INSTRUCTIONS FOR THE TASK
Copy out exactly the lines from the start of the data to the line containing "from bokeh.resources import INLINE". Include both.

LISTING

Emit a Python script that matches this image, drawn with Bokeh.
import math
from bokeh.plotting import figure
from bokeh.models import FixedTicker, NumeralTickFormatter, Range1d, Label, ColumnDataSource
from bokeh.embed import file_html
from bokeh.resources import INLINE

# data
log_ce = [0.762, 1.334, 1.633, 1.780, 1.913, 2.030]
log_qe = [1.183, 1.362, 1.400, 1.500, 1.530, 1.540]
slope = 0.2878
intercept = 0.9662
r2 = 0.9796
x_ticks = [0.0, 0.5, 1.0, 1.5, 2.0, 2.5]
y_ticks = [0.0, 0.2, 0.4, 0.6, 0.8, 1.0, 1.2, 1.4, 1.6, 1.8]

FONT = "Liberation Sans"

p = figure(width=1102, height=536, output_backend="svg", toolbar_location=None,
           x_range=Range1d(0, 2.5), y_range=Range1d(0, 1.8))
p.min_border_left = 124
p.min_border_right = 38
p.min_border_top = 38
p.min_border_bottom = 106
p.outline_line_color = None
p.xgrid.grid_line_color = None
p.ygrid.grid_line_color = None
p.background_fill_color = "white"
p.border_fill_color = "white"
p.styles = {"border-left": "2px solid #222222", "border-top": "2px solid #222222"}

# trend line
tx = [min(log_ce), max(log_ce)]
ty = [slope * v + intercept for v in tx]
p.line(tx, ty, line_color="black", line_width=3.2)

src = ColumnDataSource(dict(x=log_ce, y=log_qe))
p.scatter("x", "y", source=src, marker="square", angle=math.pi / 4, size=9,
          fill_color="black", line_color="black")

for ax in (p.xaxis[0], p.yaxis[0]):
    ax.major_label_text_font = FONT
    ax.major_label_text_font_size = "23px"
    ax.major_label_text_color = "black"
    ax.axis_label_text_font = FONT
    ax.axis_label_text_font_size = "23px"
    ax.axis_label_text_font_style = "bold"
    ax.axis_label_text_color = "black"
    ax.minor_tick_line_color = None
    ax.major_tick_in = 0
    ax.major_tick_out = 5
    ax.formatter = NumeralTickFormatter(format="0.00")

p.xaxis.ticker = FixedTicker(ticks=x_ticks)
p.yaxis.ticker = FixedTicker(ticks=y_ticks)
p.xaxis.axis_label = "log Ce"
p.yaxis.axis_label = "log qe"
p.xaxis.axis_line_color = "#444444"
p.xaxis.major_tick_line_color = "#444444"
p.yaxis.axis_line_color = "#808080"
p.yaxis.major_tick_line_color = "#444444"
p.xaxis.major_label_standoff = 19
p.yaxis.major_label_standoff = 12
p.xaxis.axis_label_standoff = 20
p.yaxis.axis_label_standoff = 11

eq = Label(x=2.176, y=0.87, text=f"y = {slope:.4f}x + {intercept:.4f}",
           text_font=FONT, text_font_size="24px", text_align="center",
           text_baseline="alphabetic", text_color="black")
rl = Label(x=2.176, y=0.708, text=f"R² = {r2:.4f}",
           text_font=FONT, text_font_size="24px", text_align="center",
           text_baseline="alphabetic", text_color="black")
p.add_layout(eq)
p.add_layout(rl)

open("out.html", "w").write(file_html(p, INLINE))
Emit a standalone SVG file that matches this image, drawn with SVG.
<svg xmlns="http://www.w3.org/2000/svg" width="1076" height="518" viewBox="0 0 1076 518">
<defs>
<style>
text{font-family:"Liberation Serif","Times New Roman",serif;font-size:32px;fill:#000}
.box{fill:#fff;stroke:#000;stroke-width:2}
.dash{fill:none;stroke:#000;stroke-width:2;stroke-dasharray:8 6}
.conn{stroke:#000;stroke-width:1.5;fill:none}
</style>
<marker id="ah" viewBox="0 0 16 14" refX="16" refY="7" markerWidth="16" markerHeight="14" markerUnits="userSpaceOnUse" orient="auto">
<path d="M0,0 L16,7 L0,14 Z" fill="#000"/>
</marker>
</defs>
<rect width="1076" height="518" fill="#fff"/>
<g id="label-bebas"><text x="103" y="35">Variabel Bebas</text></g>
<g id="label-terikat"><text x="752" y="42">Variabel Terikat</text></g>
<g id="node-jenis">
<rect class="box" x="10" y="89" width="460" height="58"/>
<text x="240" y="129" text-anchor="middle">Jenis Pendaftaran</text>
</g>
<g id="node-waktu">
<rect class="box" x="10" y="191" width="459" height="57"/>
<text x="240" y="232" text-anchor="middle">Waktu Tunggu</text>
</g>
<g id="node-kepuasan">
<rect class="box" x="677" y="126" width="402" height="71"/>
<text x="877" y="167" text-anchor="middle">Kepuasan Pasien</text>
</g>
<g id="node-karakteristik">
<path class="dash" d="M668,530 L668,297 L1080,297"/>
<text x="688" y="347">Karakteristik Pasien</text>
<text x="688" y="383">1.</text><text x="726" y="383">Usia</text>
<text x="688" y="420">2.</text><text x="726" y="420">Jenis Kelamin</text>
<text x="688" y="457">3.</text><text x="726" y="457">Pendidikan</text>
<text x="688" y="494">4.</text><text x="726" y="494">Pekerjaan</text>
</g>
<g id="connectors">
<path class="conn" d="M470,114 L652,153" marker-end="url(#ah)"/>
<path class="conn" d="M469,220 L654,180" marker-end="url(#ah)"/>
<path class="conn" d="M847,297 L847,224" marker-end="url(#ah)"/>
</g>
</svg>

WORKED SOLUTION
Emit a Python script that matches this image, drawn with Bokeh.
import math
from bokeh.plotting import figure
from bokeh.models import FixedTicker, NumeralTickFormatter, Range1d, Label, ColumnDataSource
from bokeh.embed import file_html
from bokeh.resources import INLINE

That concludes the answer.